(What is expected)
How many of the lines that follow contain the word "this"? Give only the number.

(Extracted information)
◇ ◇ ◇ ◇ ◇

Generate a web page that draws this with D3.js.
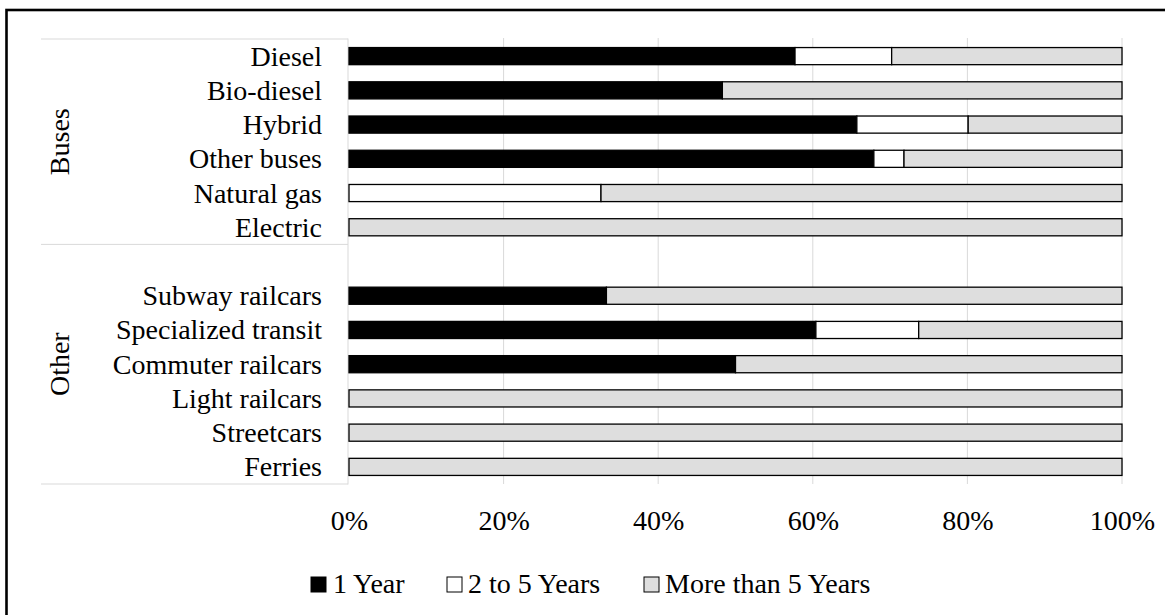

◇ ◇ ◇ ◇ ◇

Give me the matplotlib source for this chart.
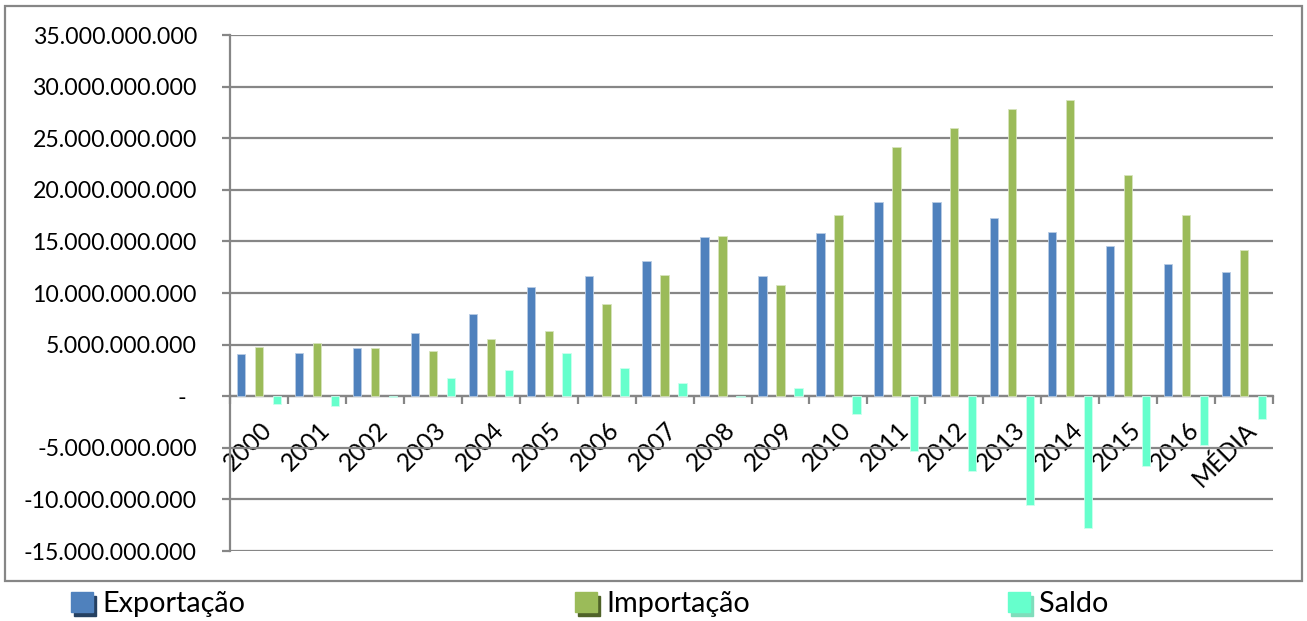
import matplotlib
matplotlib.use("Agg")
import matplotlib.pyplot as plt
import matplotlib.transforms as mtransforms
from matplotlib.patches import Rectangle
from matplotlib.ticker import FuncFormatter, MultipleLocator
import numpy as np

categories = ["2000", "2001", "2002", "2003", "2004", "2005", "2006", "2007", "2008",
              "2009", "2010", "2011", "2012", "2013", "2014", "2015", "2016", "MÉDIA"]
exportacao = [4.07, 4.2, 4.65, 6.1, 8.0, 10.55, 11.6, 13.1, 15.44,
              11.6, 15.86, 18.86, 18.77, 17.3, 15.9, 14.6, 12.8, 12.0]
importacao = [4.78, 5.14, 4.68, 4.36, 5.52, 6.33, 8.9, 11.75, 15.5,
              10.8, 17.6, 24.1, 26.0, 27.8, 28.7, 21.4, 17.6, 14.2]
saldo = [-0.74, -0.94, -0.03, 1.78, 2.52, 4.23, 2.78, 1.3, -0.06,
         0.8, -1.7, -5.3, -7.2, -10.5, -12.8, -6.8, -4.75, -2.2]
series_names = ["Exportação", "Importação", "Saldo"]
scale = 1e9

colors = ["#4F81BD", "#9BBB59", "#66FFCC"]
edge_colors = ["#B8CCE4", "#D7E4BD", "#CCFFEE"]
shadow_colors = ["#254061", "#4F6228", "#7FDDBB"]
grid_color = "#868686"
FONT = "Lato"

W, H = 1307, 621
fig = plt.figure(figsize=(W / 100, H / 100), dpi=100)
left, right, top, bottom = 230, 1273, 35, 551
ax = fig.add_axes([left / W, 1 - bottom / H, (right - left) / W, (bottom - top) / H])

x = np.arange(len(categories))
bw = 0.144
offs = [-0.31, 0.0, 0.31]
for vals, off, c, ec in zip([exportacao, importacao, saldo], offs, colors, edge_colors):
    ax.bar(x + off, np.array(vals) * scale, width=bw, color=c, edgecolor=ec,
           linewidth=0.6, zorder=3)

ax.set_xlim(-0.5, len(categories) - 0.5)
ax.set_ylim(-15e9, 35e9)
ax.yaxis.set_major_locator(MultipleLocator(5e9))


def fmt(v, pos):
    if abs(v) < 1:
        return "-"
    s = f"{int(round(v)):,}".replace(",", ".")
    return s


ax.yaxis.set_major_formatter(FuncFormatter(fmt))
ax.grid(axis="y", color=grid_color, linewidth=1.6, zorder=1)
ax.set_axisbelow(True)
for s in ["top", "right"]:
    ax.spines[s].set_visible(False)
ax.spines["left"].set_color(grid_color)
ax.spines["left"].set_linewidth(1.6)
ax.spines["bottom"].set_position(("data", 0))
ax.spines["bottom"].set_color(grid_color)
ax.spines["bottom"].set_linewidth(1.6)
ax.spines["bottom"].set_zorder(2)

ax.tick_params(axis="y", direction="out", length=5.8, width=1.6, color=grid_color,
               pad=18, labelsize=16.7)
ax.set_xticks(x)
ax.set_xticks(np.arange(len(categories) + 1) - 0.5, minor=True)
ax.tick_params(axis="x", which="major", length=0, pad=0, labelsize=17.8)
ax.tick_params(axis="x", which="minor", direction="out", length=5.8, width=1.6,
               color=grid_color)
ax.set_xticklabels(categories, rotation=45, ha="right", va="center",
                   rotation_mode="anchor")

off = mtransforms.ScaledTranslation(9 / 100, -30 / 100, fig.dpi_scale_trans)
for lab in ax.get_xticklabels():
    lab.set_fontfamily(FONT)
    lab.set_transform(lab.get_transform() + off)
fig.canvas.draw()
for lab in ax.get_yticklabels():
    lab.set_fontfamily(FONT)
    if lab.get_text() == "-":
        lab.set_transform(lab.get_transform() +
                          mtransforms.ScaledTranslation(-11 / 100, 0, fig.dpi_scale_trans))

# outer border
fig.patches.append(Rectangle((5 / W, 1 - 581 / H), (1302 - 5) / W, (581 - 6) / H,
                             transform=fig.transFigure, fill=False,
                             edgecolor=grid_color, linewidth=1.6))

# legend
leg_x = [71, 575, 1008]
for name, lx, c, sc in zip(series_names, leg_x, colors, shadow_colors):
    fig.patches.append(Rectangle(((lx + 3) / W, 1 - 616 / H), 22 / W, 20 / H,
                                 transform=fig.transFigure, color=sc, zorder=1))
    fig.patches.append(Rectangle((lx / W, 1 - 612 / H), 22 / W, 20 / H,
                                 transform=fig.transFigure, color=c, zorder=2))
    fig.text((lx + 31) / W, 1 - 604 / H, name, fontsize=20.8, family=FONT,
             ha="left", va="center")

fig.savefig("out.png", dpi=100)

◇ ◇ ◇ ◇ ◇

(Answer to the problem)
2